With the development of manufacturing industry and technology, traditional manual welding technology is gradually unable to meet the need for industrial mass production in the field of fusion welding and additive manufacturing. As a result, an automatic welding method using robots to replace manual welding is needed. This paper studies the additive weld seam tracking technology based on laser vision and designs a welding seam tracking system. The images of linear structure light which reflect welding seam information are collected by vision sensor. The structure light extraction algorithm window is selected under the guidance of the over-exposure characteristics of all kinds of noises.

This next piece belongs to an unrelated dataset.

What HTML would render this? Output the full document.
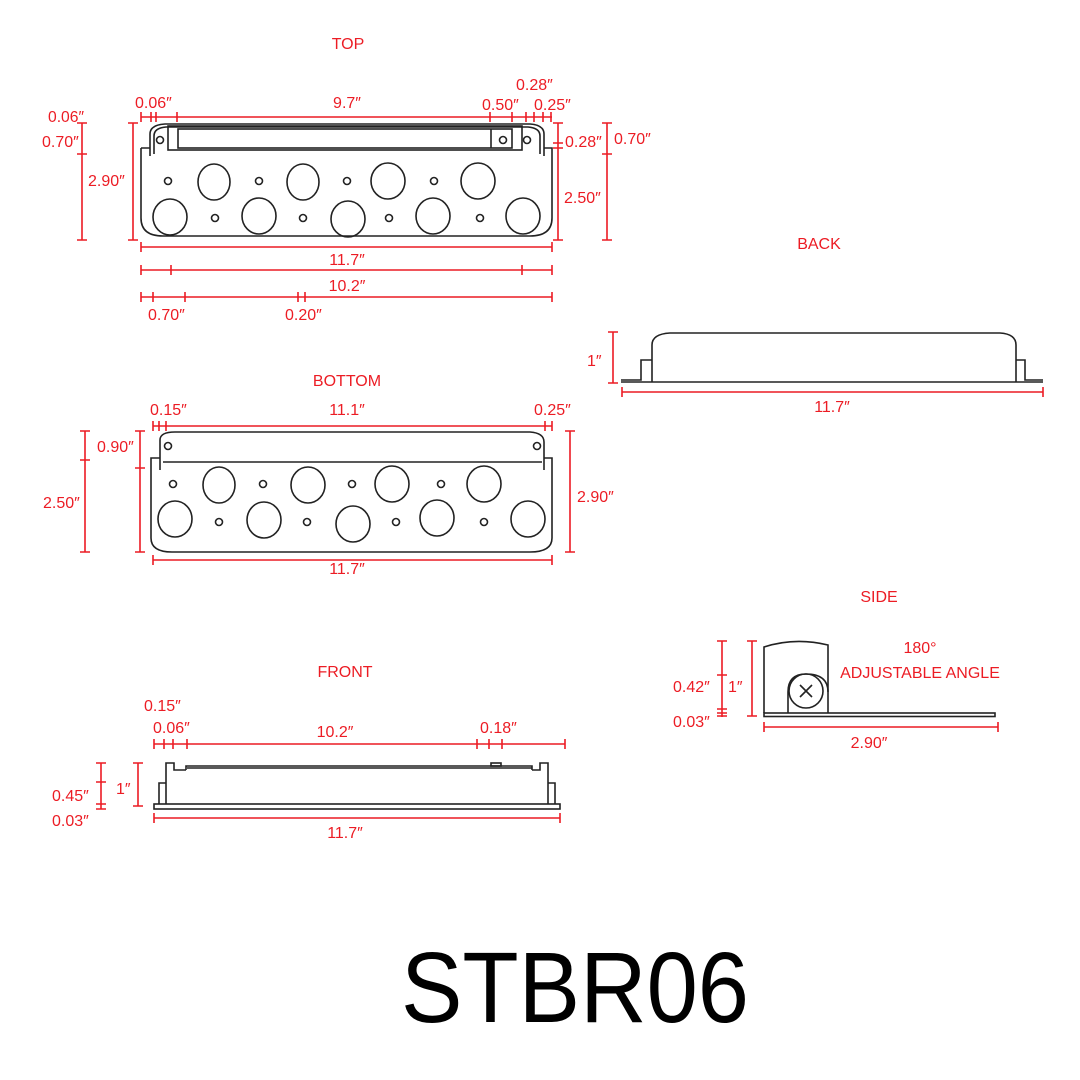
<!DOCTYPE html>
<html><head><meta charset="utf-8"><style>
html,body{margin:0;padding:0;background:#fff;}
svg{display:block}
.r{stroke:#ec1c24;stroke-width:1.6;fill:none}
.k{stroke:#222;stroke-width:1.6;fill:none}
.kf{stroke:#222;stroke-width:1.6;fill:#fff}
text{font-family:"Liberation Sans",sans-serif;fill:#ec1c24;font-size:16px}
</style></head><body>
<svg width="1080" height="1080" viewBox="0 0 1080 1080" xmlns="http://www.w3.org/2000/svg">
<!-- TOP -->
<text x="348" y="49" text-anchor="middle">TOP</text>
<text x="48" y="122" textLength="36" lengthAdjust="spacingAndGlyphs">0.06″</text>
<text x="42" y="147">0.70″</text>
<text x="88" y="186">2.90″</text>
<text x="135" y="108">0.06″</text>
<text x="347" y="108" text-anchor="middle">9.7″</text>
<text x="482" y="110">0.50″</text>
<text x="516" y="90">0.28″</text>
<text x="534" y="110">0.25″</text>
<text x="565" y="147">0.28″</text>
<text x="614" y="144">0.70″</text>
<text x="564" y="203">2.50″</text>
<text x="347" y="265" text-anchor="middle">11.7″</text>
<text x="347" y="291" text-anchor="middle">10.2″</text>
<text x="148" y="320">0.70″</text>
<text x="285" y="320">0.20″</text>
<g class="r">
<path d="M141 117H552 M141 112v10 M151 112v10 M156 112v10 M177 112v10 M490 112v10 M512 112v10 M526 112v10 M534 112v10 M543 112v10 M551 112v10"/>
<path d="M82 123V240 M77 123h10 M77 154h10 M77 240h10"/>
<path d="M133 123V240 M128 123h10 M128 240h10"/>
<path d="M558 123V240 M553 123h10 M553 143h10 M553 148h10 M553 240h10"/>
<path d="M607 123V240 M602 123h10 M602 154h10 M602 240h10"/>
<path d="M141 247H552 M141 242v10 M552 242v10"/>
<path d="M141 270H552 M141 265v10 M171 265v10 M522 265v10 M552 265v10"/>
<path d="M141 297H552 M141 292v10 M153 292v10 M185 292v10 M298 292v10 M305 292v10 M552 292v10"/>
</g>
<g class="k">
<path d="M141 148H150 M544 148H552 V218 Q552 236 530 236 H163 Q141 236 141 218 V148"/>
<path d="M150 156V134 Q150 125 165 124 H530 Q544 125 544 134 V156"/>
<path d="M154 154V136 Q154 128 166 127 H528 Q540 128 540 136 V154"/>
<rect x="168" y="126" width="354" height="24"/>
<rect x="178" y="129" width="334" height="19"/>
<path d="M491 129V148"/>
<circle cx="160" cy="140" r="3.5"/><circle cx="503" cy="140" r="3.5"/><circle cx="527" cy="140" r="3.5"/>
<ellipse cx="214" cy="182" rx="16" ry="18"/><ellipse cx="303" cy="182" rx="16" ry="18"/><ellipse cx="388" cy="181" rx="17" ry="18"/><ellipse cx="478" cy="181" rx="17" ry="18"/>
<ellipse cx="170" cy="217" rx="17" ry="18"/><ellipse cx="259" cy="216" rx="17" ry="18"/><ellipse cx="348" cy="219" rx="17" ry="18"/><ellipse cx="433" cy="216" rx="17" ry="18"/><ellipse cx="523" cy="216" rx="17" ry="18"/>
<circle cx="168" cy="181" r="3.5"/><circle cx="259" cy="181" r="3.5"/><circle cx="347" cy="181" r="3.5"/><circle cx="434" cy="181" r="3.5"/>
<circle cx="215" cy="218" r="3.5"/><circle cx="303" cy="218" r="3.5"/><circle cx="389" cy="218" r="3.5"/><circle cx="480" cy="218" r="3.5"/>
</g>

<!-- BACK -->
<text x="819" y="249" text-anchor="middle">BACK</text>
<text x="587" y="366">1″</text>
<text x="832" y="412" text-anchor="middle">11.7″</text>
<g class="r">
<path d="M613 332V383 M608 332h10 M608 383h10"/>
<path d="M622 392H1043 M622 387v10 M1043 387v10"/>
</g>
<g class="k">
<path d="M621 382H1043 M621 380H641V360H652 M652 382V345 Q652 334 670 333 H1000 Q1016 334 1016 345 V382 M1016 360H1025V380H1043"/>
</g>

<!-- BOTTOM -->
<text x="347" y="386" text-anchor="middle">BOTTOM</text>
<text x="150" y="415">0.15″</text>
<text x="347" y="415" text-anchor="middle">11.1″</text>
<text x="534" y="415">0.25″</text>
<text x="97" y="452">0.90″</text>
<text x="43" y="508">2.50″</text>
<text x="577" y="502">2.90″</text>
<text x="347" y="574" text-anchor="middle">11.7″</text>
<g class="r">
<path d="M153 426H552 M153 421v10 M159 421v10 M166 421v10 M545 421v10 M552 421v10"/>
<path d="M85 431V552 M80 431h10 M80 460h10 M80 552h10"/>
<path d="M140 431V552 M135 431h10 M135 468h10 M135 552h10"/>
<path d="M570 431V552 M565 431h10 M565 552h10"/>
<path d="M153 560H552 M153 555v10 M552 555v10"/>
</g>
<g class="k">
<path d="M160 458H151 V538 Q151 552 172 552 H530 Q552 552 552 538 V458 H544"/>
<path d="M160 470 V440 Q160 432 175 432 H530 Q544 433 544 442 V470"/>
<path d="M163 462H542"/>
<circle cx="168" cy="446" r="3.5"/><circle cx="537" cy="446" r="3.5"/>
<ellipse cx="219" cy="485" rx="16" ry="18"/><ellipse cx="308" cy="485" rx="17" ry="18"/><ellipse cx="392" cy="484" rx="17" ry="18"/><ellipse cx="484" cy="484" rx="17" ry="18"/>
<ellipse cx="175" cy="519" rx="17" ry="18"/><ellipse cx="264" cy="520" rx="17" ry="18"/><ellipse cx="353" cy="524" rx="17" ry="18"/><ellipse cx="437" cy="518" rx="17" ry="18"/><ellipse cx="528" cy="519" rx="17" ry="18"/>
<circle cx="173" cy="484" r="3.5"/><circle cx="263" cy="484" r="3.5"/><circle cx="352" cy="484" r="3.5"/><circle cx="441" cy="484" r="3.5"/>
<circle cx="219" cy="522" r="3.5"/><circle cx="307" cy="522" r="3.5"/><circle cx="396" cy="522" r="3.5"/><circle cx="484" cy="522" r="3.5"/>
</g>

<!-- FRONT -->
<text x="345" y="677" text-anchor="middle">FRONT</text>
<text x="144" y="711">0.15″</text>
<text x="153" y="733">0.06″</text>
<text x="335" y="737" text-anchor="middle">10.2″</text>
<text x="480" y="733">0.18″</text>
<text x="52" y="801">0.45″</text>
<text x="116" y="794">1″</text>
<text x="52" y="826">0.03″</text>
<text x="345" y="838" text-anchor="middle">11.7″</text>
<g class="r">
<path d="M154 744H565 M154 739v10 M164 739v10 M173 739v10 M187 739v10 M477 739v10 M489 739v10 M502 739v10 M565 739v10"/>
<path d="M101 763V809 M96 763h10 M96 782h10 M96 804h10 M96 809h10"/>
<path d="M138 763V806 M133 763h10 M133 806h10"/>
<path d="M154 818H560 M154 813v10 M560 813v10"/>
</g>
<g class="k">
<rect x="154" y="804" width="406" height="5"/>
<path d="M159 804V783H166 M166 804V763H174V770H186 M186 770V766H532V770 M187 768H532 M532 770H540V763H548V804 M548 783H555V804"/>
<rect x="491" y="763" width="10" height="3"/>
</g>

<!-- SIDE -->
<text x="879" y="602" text-anchor="middle">SIDE</text>
<text x="920" y="653" text-anchor="middle">180°</text>
<text x="920" y="678" text-anchor="middle">ADJUSTABLE ANGLE</text>
<text x="673" y="692">0.42″</text>
<text x="728" y="692">1″</text>
<text x="673" y="727">0.03″</text>
<text x="869" y="748" text-anchor="middle">2.90″</text>
<g class="r">
<path d="M722 641V717 M717 641h10 M717 675h10 M717 709h10 M717 713h10 M717 716h10"/>
<path d="M752 641V716 M747 641h10 M747 716h10"/>
<path d="M764 727H998 M764 722v10 M998 722v10"/>
</g>
<g class="k">
<path d="M764 713V647 Q795 637 828 645 V713"/>
<path d="M788 713V692 Q788 674 806 674 Q828 674 828 692"/>
<circle cx="806" cy="691" r="17"/>
<path d="M800 685l12 12 M812 685l-12 12"/>
<rect x="764" y="713" width="231" height="3.5"/>
</g>

<text x="575" y="1022" text-anchor="middle" style="fill:#000;font-size:100px" textLength="348" lengthAdjust="spacingAndGlyphs">STBR06</text>
</svg>
</body></html>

The ERFNet network is applied for the structure light and its corresponding feature point extraction. The accurate center line of structure light is extracted from strong background noise and the feature point of weld seam is obtained through regression. It realizes the online path planning and deviation correction of the weld seam tracking in real-time. The proposed algorithm is demonstrated by the weld feature extraction experiment and welding seam tracking experiment based on groove additive task. It shows that the offset is within one pixel and the distance is within 0.25 mm between the welding feature points extracted by ERFNet and the manually marked welding points. The proposed algorithm has the performance of high robustness, strong adaptability and can meet the practical welding requirements.